Vent category is everything. The number-one venting mistake is mixing materials and methods across categories — plastic where you need metal, or metal where the appliance condenses. Read the listing and match the vent to the appliance, then meet the termination clearances on top of that.

Get the condensate trap right or the furnace won't run. A condensing furnace's trap has to match whether the drain port is on the positive- or negative-pressure side. Build it wrong and the unit either won't drain or pulls air through the drain and trips the pressure switch — and you'll chase it as an ignition problem when it's really a plumbing problem.

Always provide and test the cooling-coil condensate safety. A float switch that you confirm actually shuts the unit off is cheap insurance against the most common water-damage claim in the trade. "There's a switch there" isn't the same as "it works."

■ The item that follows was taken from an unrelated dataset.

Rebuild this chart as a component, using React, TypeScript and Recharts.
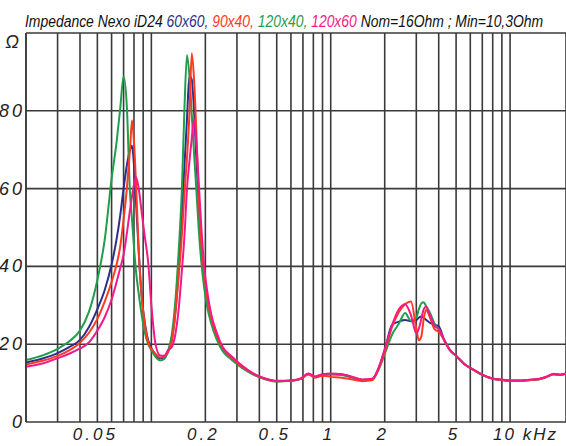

Don't forget the neutralizer on high-efficiency furnaces draining into materials the acid will eat. It's an easy add that prevents a corroded drain line and an unhappy callback.

Snow and ice block sidewall terminations every winter. Keep the termination high enough above expected snow and clear of where drifting or roof shedding will bury it — a buried intake or exhaust shuts a sealed-combustion furnace down on the coldest day.

Safety / code notes

  • Primary citations (Indiana enforces the IFGC, IMC, IRC): gas-appliance venting — IFGC §503; mechanical-code chimneys/vents — IMC Chapter 8; condensate disposal — IMC §307 (and parallel IRC provisions for dwellings). The appliance and vent listings also govern.
  • A blocked or improperly terminated vent is a carbon-monoxide and backdraft hazard — keep terminations clear and at the required clearances; recommend working CO alarms.
  • Condensate that isn't disposed of properly causes water damage and mold; acidic furnace condensate corrodes materials — trap, pitch, route to approved disposal, and neutralize where needed.
  • This article cites sections only — verify exact clearances and slopes against the adopted code edition and the equipment listing for the specific job.